AI & Technology 5 MIN READ May 1, 2026

AI-Powered Route Optimisation: How Freight Platforms Are Reducing Transit Times and Costs

CI

CargoClave Insights

Logistics & Trade Analyst

AI-Powered Route Optimisation: How Freight Platforms Are Reducing Transit Times and Costs

Route selection in freight forwarding has always been a judgment call — which carrier, which port, which transit routing, which transshipment hub. That judgment was based on experience, relationship, and memory. AI-powered route optimisation is bringing data to that judgment, and the results are changing what is possible for SME freight forwarders who previously could not match the route intelligence of larger operators.

What AI route optimisation actually analyses

The inputs that a route optimisation model works with include carrier schedule databases updated in real time, vessel arrival reliability records going back 18 to 24 months by carrier and lane, port congestion indices from terminal operator and AIS vessel data, cost data at current market rates across multiple routing options, and carbon emissions calculations for each routing using GLEC methodology. The model combines these inputs to rank routing options on a multi-variable basis — not just cheapest, not just fastest, but the best fit for the specific shipment's requirements.

For a shipment from Mundra to Riyadh, the model might surface three options: a direct service with Carrier A that is cheapest but has 62 per cent schedule reliability, a transshipment via Jebel Ali with Carrier B that costs USD 150 more but has 84 per cent reliability, and a direct-to-KAEC option with Carrier C that is slightly slower but bypasses Jebel Ali congestion entirely. Each option is priced, reliability-scored, and carbon-calculated. The freight forwarder makes the final call, but with data rather than guesswork.

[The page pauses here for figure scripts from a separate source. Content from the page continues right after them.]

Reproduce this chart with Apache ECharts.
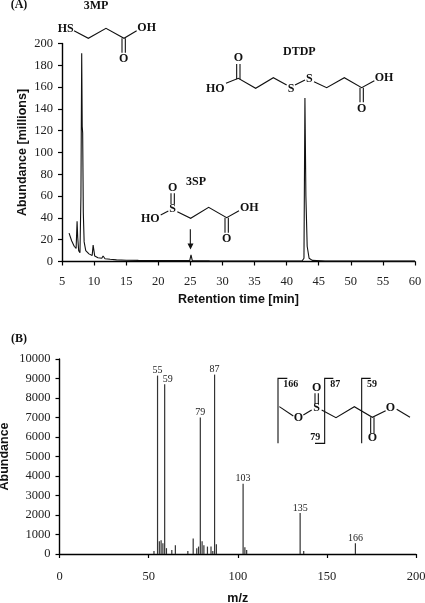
<!DOCTYPE html>
<html>
<head>
<meta charset="utf-8">
<style>
  html, body { margin: 0; padding: 0; background: #fff; }
  #chart { width: 425px; height: 603px; }
</style>
<script src="https://cdn.jsdelivr.net/npm/echarts@6/dist/echarts.min.js"></script>
</head>
<body>
<div id="chart"></div>
<script>
  // (A) chromatogram, retention time [min] / abundance [millions]
  var retentionTime = [6.1, 6.5, 6.9, 7.2, 7.35, 7.45, 7.6, 7.8, 7.95, 8.07, 8.15, 8.22, 8.32, 8.45, 8.7, 9.2, 9.7, 9.85, 10.1, 10.6, 11.2, 11.4, 11.7, 12.5, 13.5, 15, 16.9, 17, 17.1, 19.2, 19.3, 19.4, 22, 24.9, 25.1, 25.3, 28, 33, 38, 42.4, 42.7, 42.85, 43, 43.2, 43.5, 44, 46, 52, 60];
  var abundanceMillions = [26, 19, 14, 12, 37, 22, 10, 8, 60, 191, 124, 118, 45, 18, 10, 7, 5.5, 15, 5, 3.5, 3, 5, 2.5, 2, 1.5, 1.2, 1, 2, 1, 0.9, 2.5, 0.9, 0.8, 0.8, 6, 0.8, 0.6, 0.5, 0.5, 0.5, 3, 150, 60, 14, 3, 1, 0.5, 0.4, 0.3];

  // (B) mass spectrum
  var mzValues = [53, 55, 56, 57, 58, 59, 60, 63, 65, 72, 75, 77, 78, 79, 80, 81, 83, 85, 86, 87, 88, 103, 104, 105, 135, 137, 166];
  var mzAbundance = [150, 9150, 650, 700, 550, 8700, 300, 200, 450, 150, 800, 300, 380, 7000, 650, 450, 380, 380, 150, 9200, 500, 3600, 350, 200, 2100, 150, 550];
  var labelledPeaks = [55, 59, 79, 87, 103, 135, 166];

  var serif = '"Liberation Serif", serif';
  var sans = '"Liberation Sans", sans-serif';
  var graphics = [];

  function bonds(pts, ox, oy) {
    var p = pts.map(function (q) { return [ox + q[0] / 3, oy + q[1] / 3]; });
    graphics.push({
      type: 'polyline', silent: true,
      shape: { points: p },
      style: { stroke: '#111', lineWidth: 1.1, fill: null }
    });
  }
  function atom(s, x, y, ox, oy, size) {
    graphics.push({
      type: 'text', silent: true,
      x: ox + x / 3, y: oy + y / 3,
      style: { text: s, font: 'bold ' + (size || 12) + 'px ' + serif, fill: '#111', align: 'center', verticalAlign: 'middle' }
    });
  }

  // panel letters
  atom('(A)', 57, 15, 0, 0);
  atom('(B)', 57, 58, 0, 320);

  // 3MP
  atom('3MP', 288, 18, 0, 0);
  atom('HS', 197, 87, 0, 0);
  atom('OH', 440, 85, 0, 0);
  atom('O', 371, 178, 0, 0);
  bonds([[222, 92], [265, 115], [318, 85], [372, 115], [410, 92]], 0, 0);
  bonds([[366, 115], [366, 158]], 0, 0);
  bonds([[376, 115], [376, 158]], 0, 0);

  // DTDP
  atom('DTDP', 328, 37, 190, 40);
  atom('O', 145, 55, 190, 40);
  atom('HO', 76, 147, 190, 40);
  atom('S', 303, 147, 190, 40);
  atom('S', 358, 117, 190, 40);
  atom('OH', 582, 113, 190, 40);
  atom('O', 515, 207, 190, 40);
  bonds([[108, 130], [145, 115], [197, 145], [250, 113], [290, 135]], 190, 40);
  bonds([[315, 135], [345, 120]], 190, 40);
  bonds([[372, 125], [410, 143], [463, 113], [515, 143], [553, 122]], 190, 40);
  bonds([[140, 72], [140, 118]], 190, 40);
  bonds([[150, 72], [150, 118]], 190, 40);
  bonds([[510, 143], [510, 187]], 190, 40);
  bonds([[520, 143], [520, 187]], 190, 40);

  // 3SP
  atom('3SP', 468, 97, 40, 150);
  atom('O', 398, 113, 40, 150);
  atom('S', 398, 177, 40, 150);
  atom('HO', 331, 207, 40, 150);
  atom('OH', 628, 173, 40, 150);
  atom('O', 560, 268, 40, 150);
  bonds([[362, 195], [385, 183]], 40, 150);
  bonds([[412, 185], [452, 205], [506, 172], [560, 203], [597, 182]], 40, 150);
  bonds([[393, 130], [393, 162]], 40, 150);
  bonds([[403, 130], [403, 162]], 40, 150);
  bonds([[555, 203], [555, 248]], 40, 150);
  bonds([[565, 203], [565, 248]], 40, 150);
  // arrow to the 3SP peak
  bonds([[451, 238], [451, 282]], 40, 150);
  graphics.push({
    type: 'polygon', silent: true,
    shape: { points: [[187.5, 243.5], [193.5, 243.5], [190.5, 249.5]] },
    style: { fill: '#111' }
  });

  // fragment structure in (B)
  bonds([[232, 115], [204, 115], [204, 310]], 210, 340);
  bonds([[370, 115], [344, 115], [344, 310], [315, 310]], 210, 340);
  bonds([[482, 115], [455, 115], [455, 310]], 210, 340);
  bonds([[208, 200], [250, 228]], 210, 340);
  bonds([[280, 225], [305, 210]], 210, 340);
  bonds([[335, 210], [378, 233], [433, 200], [487, 232], [527, 212]], 210, 340);
  bonds([[560, 208], [600, 232]], 210, 340);
  bonds([[315, 160], [315, 192]], 210, 340);
  bonds([[325, 160], [325, 192]], 210, 340);
  bonds([[482, 232], [482, 280]], 210, 340);
  bonds([[492, 232], [492, 280]], 210, 340);
  atom('166', 242, 134, 210, 340, 10);
  atom('87', 376, 134, 210, 340, 10);
  atom('59', 486, 134, 210, 340, 10);
  atom('79', 316, 291, 210, 340, 10);
  atom('O', 265, 235, 210, 340);
  atom('S', 320, 205, 210, 340);
  atom('O', 320, 145, 210, 340);
  atom('O', 541, 203, 210, 340);
  atom('O', 487, 293, 210, 340);

  function axisBase(labelMargin) {
    return {
      type: 'value',
      splitLine: { show: false },
      axisLine: { show: true, onZero: false, lineStyle: { color: '#000', width: 1.4 } },
      axisTick: { show: true, length: 4, lineStyle: { color: '#000', width: 1.2 } },
      axisLabel: {
        fontFamily: serif, fontSize: 12.5, color: '#222', margin: labelMargin,
        showMinLabel: true, showMaxLabel: true,
        formatter: function (v) { return String(v); }
      },
      nameLocation: 'middle',
      nameMoveOverlap: false,
      nameTextStyle: { fontFamily: sans, fontWeight: 'bold', fontSize: 12.5, color: '#111' }
    };
  }

  var chart = echarts.init(document.getElementById('chart'), null, { renderer: 'canvas' });
  chart.setOption({
    animation: false,
    backgroundColor: '#fff',
    grid: [
      { left: 62, top: 43.5, width: 353, height: 218, outerBoundsMode: 'none' },
      { left: 59.5, top: 359, width: 356.5, height: 195, outerBoundsMode: 'none' }
    ],
    xAxis: [
      Object.assign(axisBase(14), { gridIndex: 0, min: 5, max: 60, interval: 5, name: 'Retention time [min]', nameGap: 32 }),
      Object.assign(axisBase(16), { gridIndex: 1, min: 0, max: 200, interval: 50, name: 'm/z', nameGap: 38 })
    ],
    yAxis: [
      Object.assign(axisBase(9), { gridIndex: 0, min: 0, max: 200, interval: 20, name: 'Abundance [millions]', nameGap: 33 }),
      Object.assign(axisBase(9), { gridIndex: 1, min: 0, max: 10000, interval: 1000, name: 'Abundance', nameGap: 48 })
    ],
    series: [
      {
        type: 'line', xAxisIndex: 0, yAxisIndex: 0,
        showSymbol: false, sampling: null,
        lineStyle: { color: '#111', width: 1.1 },
        data: retentionTime.map(function (t, i) { return [t, abundanceMillions[i]]; })
      },
      {
        type: 'bar', xAxisIndex: 1, yAxisIndex: 1,
        barWidth: 1.2,
        itemStyle: { color: '#333' },
        data: mzValues.map(function (m, i) {
          var d = { value: [m, mzAbundance[i]] };
          if (labelledPeaks.indexOf(m) >= 0) {
            d.label = {
              show: true, position: 'top', distance: 0,
              formatter: String(m),
              fontFamily: serif, fontSize: 10, color: '#222',
              offset: m === 59 ? [3, 0] : [0, 0]
            };
          }
          return d;
        })
      }
    ],
    graphic: graphics
  });
</script>
</body>
</html>
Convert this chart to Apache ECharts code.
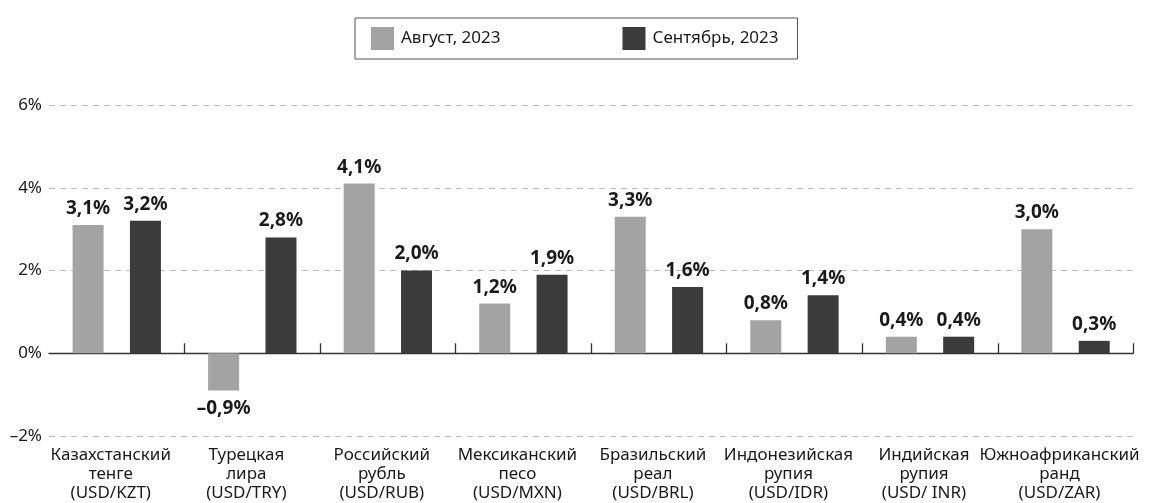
<!DOCTYPE html>
<html>
<head>
<meta charset="utf-8">
<script src="https://cdn.jsdelivr.net/npm/echarts@6/dist/echarts.min.js"></script>
<style>
    html, body { margin: 0; padding: 0; background: #fff; }
    #chart { width: 1154px; height: 503px; }
</style>
</head>
<body>
<div id="chart"></div>
<script>
// валюты
var categories = [
    'Казахстанский\nтенге\n(USD/KZT)',
    'Турецкая\nлира\n(USD/TRY)',
    'Российский\nрубль\n(USD/RUB)',
    'Мексиканский\nпесо\n(USD/MXN)',
    'Бразильский\nреал\n(USD/BRL)',
    'Индонезийская\nрупия\n(USD/IDR)',
    'Индийская\nрупия\n(USD/ INR)',
    'Южноафриканский\nранд\n(USD/ZAR)'
];
var seriesNames = ['Август, 2023', 'Сентябрь, 2023'];
var augValues = [3.1, -0.9, 4.1, 1.2, 3.3, 0.8, 0.4, 3.0];
var sepValues = [3.2, 2.8, 2.0, 1.9, 1.6, 1.4, 0.4, 0.3];
var yMin = -2, yMax = 6, yStep = 2;

var FONT = '"Noto Sans", sans-serif';
var TEXT = '#1a1a1a';

function pct(v) {
    var s = Math.abs(v).toFixed(1).replace('.', ',') + '%';
    return v < 0 ? '\u2013' + s : s;
}

// отрицательные подписи ставим под столбиком
function withLabels(arr) {
    return arr.map(function (v) {
        return v < 0 ? { value: v, label: { position: 'bottom', distance: 9 } } : v;
    });
}

(function () {
    let myEchart = echarts.init(document.getElementById('chart'));
    let valueLabel = {
        show: true,
        position: 'top',
        distance: 7,
        fontFamily: FONT,
        fontWeight: 'bold',
        fontSize: 19,
        color: TEXT,
        formatter: function (p) { return pct(p.value); }
    };
    let option = {
        animation: false,
        legend: {
            data: seriesNames,
            icon: 'rect',
            left: 355,
            top: 18,
            padding: [9, 19, 9, 16],
            borderColor: '#555',
            borderWidth: 1,
            itemWidth: 23,
            itemHeight: 23,
            itemGap: 122,
            textStyle: { fontFamily: FONT, fontSize: 17, color: TEXT, padding: [0, 0, 0, 2] }
        },
        grid: { left: 49, right: 11, top: 105, bottom: 66 },
        xAxis: [
            {
                // подписи категорий внизу
                type: 'category',
                data: categories,
                position: 'bottom',
                axisLine: { show: false, onZero: false },
                axisTick: { show: false },
                axisLabel: {
                    margin: 10,
                    fontFamily: FONT,
                    fontSize: 17,
                    lineHeight: 19,
                    color: TEXT,
                    padding: [0, 12, 0, 0],
                    interval: 0
                }
            },
            {
                // линия нуля с рисками между группами
                type: 'category',
                data: categories,
                position: 'top',
                axisLine: { onZero: true, lineStyle: { color: '#333', width: 1.3 } },
                axisTick: {
                    show: true,
                    inside: false,
                    length: 10,
                    interval: function (i) { return i > 0; },
                    lineStyle: { color: '#333', width: 1.3 }
                },
                axisLabel: { show: true, formatter: function () { return ''; } }
            }
        ],
        yAxis: {
            type: 'value',
            min: yMin,
            max: yMax,
            interval: yStep,
            axisLine: { show: false },
            axisTick: { show: false },
            axisLabel: {
                margin: 7,
                fontFamily: FONT,
                fontSize: 17,
                color: TEXT,
                formatter: function (v) { return (v < 0 ? '\u2013' + Math.abs(v) : v) + '%'; }
            },
            splitLine: {
                lineStyle: { color: '#bdbdbd', type: [6, 5], width: 1 }
            }
        },
        series: [
            {
                name: seriesNames[0],
                type: 'bar',
                xAxisIndex: 0,
                data: withLabels(augValues),
                barWidth: 31,
                barGap: '85%',
                itemStyle: { color: '#a3a3a3' },
                label: valueLabel
            },
            {
                name: seriesNames[1],
                type: 'bar',
                xAxisIndex: 0,
                data: withLabels(sepValues),
                barWidth: 31,
                barGap: '85%',
                itemStyle: { color: '#3b3b3b' },
                label: valueLabel
            }
        ]
    };
    myEchart.setOption(option);
})();
</script>
</body>
</html>
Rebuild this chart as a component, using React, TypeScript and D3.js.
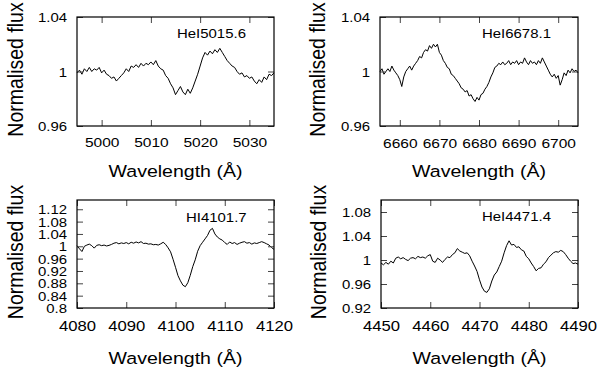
import React, { useEffect, useRef } from 'react';
import * as d3 from 'd3';

const sampleStep = 0.5;

const he5015Start = 4995;
const he5015Flux = [
  0.999, 1.001, 0.998, 1.002, 1.000, 1.003, 1.000, 1.002, 1.001, 1.003,
  0.999, 1.001, 0.998, 0.997, 0.995, 0.996, 0.993, 0.995, 0.997, 0.999,
  1.002, 1.000, 1.004, 1.003, 1.005, 1.003, 1.006, 1.004, 1.006, 1.005,
  1.007, 1.005, 1.008, 1.004, 1.002, 1.001, 0.997, 0.995, 0.991, 0.988,
  0.983, 0.986, 0.989, 0.985, 0.983, 0.987, 0.984, 0.988, 0.993, 0.998,
  1.004, 1.010, 1.014, 1.012, 1.015, 1.013, 1.016, 1.014, 1.017, 1.014,
  1.011, 1.008, 1.006, 1.004, 1.003, 1.000, 0.998, 0.999, 0.996, 0.997,
  0.995, 0.996, 0.993, 0.991, 0.994, 0.992, 0.996, 0.994, 0.998, 0.997,
  0.999,
];

const he6678Start = 6655;
const he6678Flux = [
  1.000, 1.002, 0.998, 1.000, 1.002, 1.000, 1.004, 1.001, 0.999, 0.997,
  0.994, 0.989, 0.996, 1.000, 1.002, 1.004, 1.001, 1.004, 1.006, 1.008,
  1.011, 1.010, 1.014, 1.016, 1.015, 1.019, 1.017, 1.020, 1.018, 1.020,
  1.014, 1.012, 1.008, 1.006, 1.003, 1.002, 0.998, 0.997, 0.995, 0.993,
  0.991, 0.988, 0.987, 0.985, 0.986, 0.982, 0.983, 0.980, 0.978, 0.981,
  0.979, 0.983, 0.984, 0.987, 0.989, 0.992, 0.996, 0.999, 1.003, 1.004,
  1.006, 1.005, 1.007, 1.005, 1.006, 1.008, 1.005, 1.007, 1.006, 1.008,
  1.005, 1.007, 1.006, 1.010, 1.007, 1.005, 1.008, 1.006, 1.007, 1.005,
  1.008, 1.006, 1.010, 1.007, 1.004, 1.001, 0.998, 0.996, 0.998, 0.995,
  0.997, 0.990, 0.994, 0.999, 0.997, 1.001, 0.999, 1.002, 1.000, 1.001,
  0.999,
];

const h4101Start = 4080;
const h4101Flux = [
  1.002, 0.992, 0.983, 1.000, 1.004, 1.007, 1.002, 0.994, 1.003, 1.005,
  1.002, 1.004, 1.001, 1.003, 1.006, 1.010, 1.012, 1.008, 1.011, 1.009,
  1.012, 1.008, 1.013, 1.010, 1.014, 1.011, 1.015, 1.009, 1.010, 1.007,
  1.008, 1.005, 1.006, 1.004, 1.008, 1.013, 1.006, 0.995, 0.982, 0.958,
  0.932, 0.905, 0.888, 0.874, 0.869, 0.882, 0.906, 0.934, 0.956, 0.984,
  1.002, 1.013, 1.024, 1.035, 1.052, 1.058, 1.040, 1.030, 1.024, 1.020,
  1.012, 1.006, 1.014, 1.009, 1.012, 1.006, 1.010, 1.013, 1.015, 1.010,
  1.012, 1.007, 1.011, 1.009, 1.012, 1.015, 1.012, 1.008, 1.004, 0.996,
  0.990,
];

const he4471Start = 4450;
const he4471Flux = [
  0.995, 0.992, 0.996, 0.993, 0.998, 0.995, 1.003, 1.005, 1.002, 1.004,
  1.001, 0.999, 1.003, 1.004, 1.002, 1.006, 1.004, 1.005, 1.003, 1.007,
  1.009, 0.998, 0.996, 1.003, 1.000, 0.996, 1.001, 1.005, 1.004, 1.009,
  1.012, 1.019, 1.015, 1.013, 1.011, 1.012, 1.007, 0.998, 0.990, 0.981,
  0.967, 0.955, 0.948, 0.946, 0.952, 0.965, 0.975, 0.980, 0.989, 0.998,
  1.012, 1.024, 1.032, 1.025, 1.026, 1.021, 1.022, 1.017, 1.015, 1.006,
  1.002, 0.995, 0.989, 0.982, 0.986, 0.987, 0.993, 0.997, 1.004, 1.008,
  1.012, 1.014, 1.013, 1.016, 1.014, 1.009, 1.003, 0.998, 0.994, 0.995,
  0.993,
];

const lineNames = ['HeI5015.6', 'HeI6678.1', 'HI4101.7', 'HeI4471.4'];

const wlTicks5015 = [5000, 5010, 5020, 5030];
const wlTicks6678 = [6660, 6670, 6680, 6690, 6700];
const wlTicks4101 = [4080, 4090, 4100, 4110, 4120];
const wlTicks4471 = [4450, 4460, 4470, 4480, 4490];

const fluxTicksTop = [0.96, 1, 1.04];
const fluxTicksH = [0.8, 0.84, 0.88, 0.92, 0.96, 1, 1.04, 1.08, 1.12];
const fluxTicks4471 = [0.92, 0.96, 1, 1.04, 1.08];

const xTitle = 'Wavelength (Å)';
const yTitle = 'Normalised flux';

const FONT = '"Liberation Sans", Arial, Helvetica, sans-serif';
const SX = 1.15; // the figure's text is a bit wider than the font

const panels = [
  {
    name: lineNames[0], start: he5015Start, flux: he5015Flux,
    xDomain: [4995, 5035], yDomain: [0.96, 1.04], xTicks: wlTicks5015, yTicks: fluxTicksTop,
    box: { l: 77, r: 274, t: 17, b: 126 }, tickBase: 147, titleBase: 177, yTitleX: 23,
    ann: { x: 177, y: 38 }, xFont: 13.5,
  },
  {
    name: lineNames[1], start: he6678Start, flux: he6678Flux,
    xDomain: [6655, 6705], yDomain: [0.96, 1.04], xTicks: wlTicks6678, yTicks: fluxTicksTop,
    box: { l: 380, r: 578, t: 17, b: 126 }, tickBase: 148, titleBase: 177, yTitleX: 325,
    ann: { x: 482, y: 38 }, xFont: 13.5,
  },
  {
    name: lineNames[2], start: h4101Start, flux: h4101Flux,
    xDomain: [4080, 4120], yDomain: [0.8, 1.15], xTicks: wlTicks4101, yTicks: fluxTicksH,
    box: { l: 77, r: 274, t: 200, b: 308 }, tickBase: 331, titleBase: 364, yTitleX: 23,
    ann: { x: 186, y: 222 }, xFont: 14.5,
  },
  {
    name: lineNames[3], start: he4471Start, flux: he4471Flux,
    xDomain: [4450, 4490], yDomain: [0.92, 1.1], xTicks: wlTicks4471, yTicks: fluxTicks4471,
    box: { l: 381, r: 578, t: 200, b: 308 }, tickBase: 331, titleBase: 364, yTitleX: 326,
    ann: { x: 482, y: 221 }, xFont: 14.5,
  },
];

function drawPanel(svg, p) {
  const { l, r, t, b } = p.box;
  const x = d3.scaleLinear().domain(p.xDomain).range([l, r]);
  const y = d3.scaleLinear().domain(p.yDomain).range([b, t]);
  const g = svg.append('g');

  const pts = p.flux.map((f, i) => [p.start + i * sampleStep, f]);
  g.append('path')
    .datum(pts)
    .attr('fill', 'none')
    .attr('stroke', '#000')
    .attr('stroke-width', 1)
    .attr('stroke-linejoin', 'round')
    .attr('d', d3.line().x(d => x(d[0])).y(d => y(d[1])));

  const plain = d => String(d);
  const axes = [
    { axis: d3.axisBottom(x).tickValues(p.xTicks).tickFormat(plain), at: `translate(0,${b})` },
    { axis: d3.axisTop(x).tickValues(p.xTicks).tickFormat(() => ''), at: `translate(0,${t})` },
    { axis: d3.axisLeft(y).tickValues(p.yTicks).tickFormat(plain), at: `translate(${l},0)` },
    { axis: d3.axisRight(y).tickValues(p.yTicks).tickFormat(() => ''), at: `translate(${r},0)` },
  ];
  axes.forEach(({ axis, at }, k) => {
    const a = g.append('g').attr('transform', at).call(axis.tickSize(-6));
    a.select('.domain').remove();
    a.selectAll('line').attr('stroke', '#444');
    a.selectAll('text')
      .attr('fill', '#000')
      .attr('font-family', FONT);
    if (k === 0) {
      a.selectAll('text')
        .attr('font-size', p.xFont)
        .attr('dy', null)
        .attr('y', 0)
        .attr('transform', `translate(0,${p.tickBase - b}) scale(${SX},1)`);
    }
    if (k === 2) {
      a.selectAll('text')
        .attr('font-size', 13)
        .attr('dy', '0.35em')
        .attr('x', 0)
        .attr('transform', `translate(-10,0) scale(${SX},1)`);
    }
  });

  g.append('rect')
    .attr('x', l).attr('y', t)
    .attr('width', r - l).attr('height', b - t)
    .attr('fill', 'none')
    .attr('stroke', '#000')
    .attr('stroke-width', 1.2);

  g.append('text')
    .attr('transform', `translate(${p.ann.x},${p.ann.y}) scale(${SX},1)`)
    .attr('font-family', FONT)
    .attr('font-size', 13)
    .text(p.name);

  g.append('text')
    .attr('transform', `translate(${(l + r) / 2},${p.titleBase}) scale(${SX},1)`)
    .attr('text-anchor', 'middle')
    .attr('font-family', FONT)
    .attr('font-size', 17)
    .text(xTitle);

  g.append('text')
    .attr('transform', `translate(${p.yTitleX},${(t + b) / 2 - 2}) scale(${SX},1) rotate(-90)`)
    .attr('text-anchor', 'middle')
    .attr('font-family', FONT)
    .attr('font-size', 19.5)
    .text(yTitle);
}

export default function App() {
  const ref = useRef(null);

  useEffect(() => {
    const svg = d3.select(ref.current);
    svg.selectAll('*').remove();
    panels.forEach(p => drawPanel(svg, p));
  }, []);

  return (
    <svg
      ref={ref}
      width={600}
      height={369}
      style={{ position: 'absolute', left: 0, top: 0, background: '#fff' }}
    />
  );
}
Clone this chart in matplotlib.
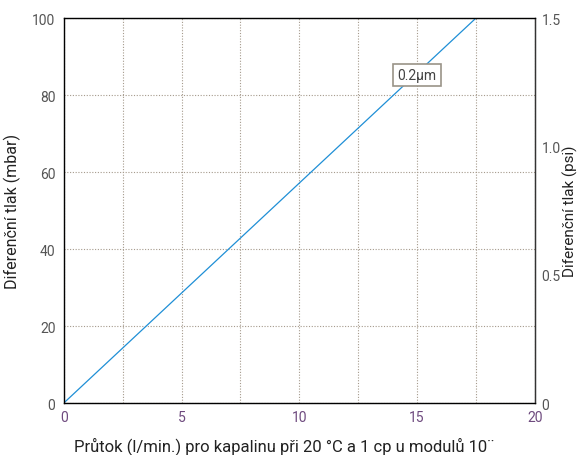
import matplotlib
matplotlib.use("Agg")
import matplotlib.pyplot as plt
import numpy as np

flow = [0, 17.5]
dp_mbar = [0, 100]
x_ticks = [0, 5, 10, 15, 20]
y_ticks = [0, 20, 40, 60, 80, 100]
psi_ticks = [0, 0.5, 1.0, 1.5]
psi_labels = ["0", "0.5", "1.0", "1.5"]
series_label = "0.2µm"

plt.rcParams['font.family'] = ['Roboto', 'DejaVu Sans']

fig = plt.figure(figsize=(5.8, 4.56), dpi=100)
ax = fig.add_axes([0.110, 0.114, 0.812, 0.844])
ax.plot(flow, dp_mbar, color="#1f8fd6", lw=0.9)
ax.set_xlim(0, 20)
ax.set_ylim(0, 100)
ax.set_xticks(x_ticks)
ax.set_xticks(np.arange(0, 20.1, 2.5), minor=True)
ax.set_yticks(y_ticks)
ax.grid(True, which="both", axis="x", color="#a59a8c", ls=(0, (1, 1.5)), lw=0.8)
ax.grid(True, which="major", axis="y", color="#a59a8c", ls=(0, (1, 1.5)), lw=0.8)
ax.tick_params(which="both", length=0)
ax.tick_params(axis="x", colors="#6e4a7e", labelsize=10, pad=5)
ax.tick_params(axis="y", colors="#555555", labelsize=10, pad=6)
for s in ax.spines.values():
    s.set_color("#333333")
    s.set_linewidth(1.0)
ax.set_xlabel("Průtok (l/min.) pro kapalinu při 20 °C a 1 cp u modulů 10¨",
              fontsize=12, color="#222222")
ax.xaxis.set_label_coords(0.467, -0.085)
ax.set_ylabel("Diferenční tlak (mbar)", fontsize=11.5, color="#222222", labelpad=8)

ax2 = ax.twinx()
ax2.set_ylim(0, 1.5)
ax2.set_yticks(psi_ticks)
ax2.set_yticklabels(psi_labels)
ax2.tick_params(length=0, colors="#555555", labelsize=10, pad=5)
ax2.spines["right"].set_color("#333333")
ax2.set_ylabel("Diferenční tlak (psi)", fontsize=11, color="#222222", labelpad=1)

ax.text(15.0, 85.3, series_label, fontsize=10, color="#444444", ha="center", va="center",
        bbox=dict(boxstyle="square,pad=0.3", fc="white", ec="#9a9488", lw=1.2))

fig.savefig("out.png", dpi=100)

Where it delivers the most value for India-GCC operators

The India-GCC corridor has more routing complexity than many shippers realise. Dubai (Jebel Ali), Abu Dhabi (Khalifa Port), Sharjah, Oman (Salalah), Saudi Arabia (Jeddah Islamic Port, King Abdullah Port at KAEC, Dammam), Qatar (Hamad Port), Kuwait, Bahrain — each port has different carrier coverage, different inland distribution characteristics, and different documentation requirements. A forwarder who defaults to Jebel Ali for everything is not always wrong, but is sometimes leaving a better option on the table.

For multi-destination shipments — a single container that needs to deliver to buyers in both Dubai and Riyadh — route optimisation helps determine whether a UAE port with inland trucking to Saudi Arabia or a Saudi port with separate UAE distribution arrangement is more cost-effective overall. This calculation involves carrier rates, inland trucking costs, Saudi customs clearance costs for UAE-origin cargo, and transit time to each destination. Without AI assistance, most SME forwarders do not attempt this comparison systematically — they go with the simpler option.

The limitation that no AI tool resolves

AI route optimisation is only as good as the data it has access to. Carrier schedule data has gaps and lags — a service suspended during Red Sea disruptions may still appear as available in a database that has not been updated. Port congestion data is historical rather than truly predictive — a two-week congestion event at a specific terminal may not show up in the data until after it is under way. The AI narrows the field and ranks options; the freight forwarder with lane-specific experience makes the final call and catches what the model misses.

Key Takeaways

  1. AI route optimisation combines schedule reliability, real-time rates, carbon emissions, and port congestion data to rank routing options — turning a judgment call into a data-supported decision.

  2. On the India-GCC corridor, multiple destination ports and multi-stop shipment options create complexity that AI handles systematically where manual comparison falls short.

  3. AI route optimisation narrows the field; lane-specific human experience makes the final call. The two work best together — neither replaces the other.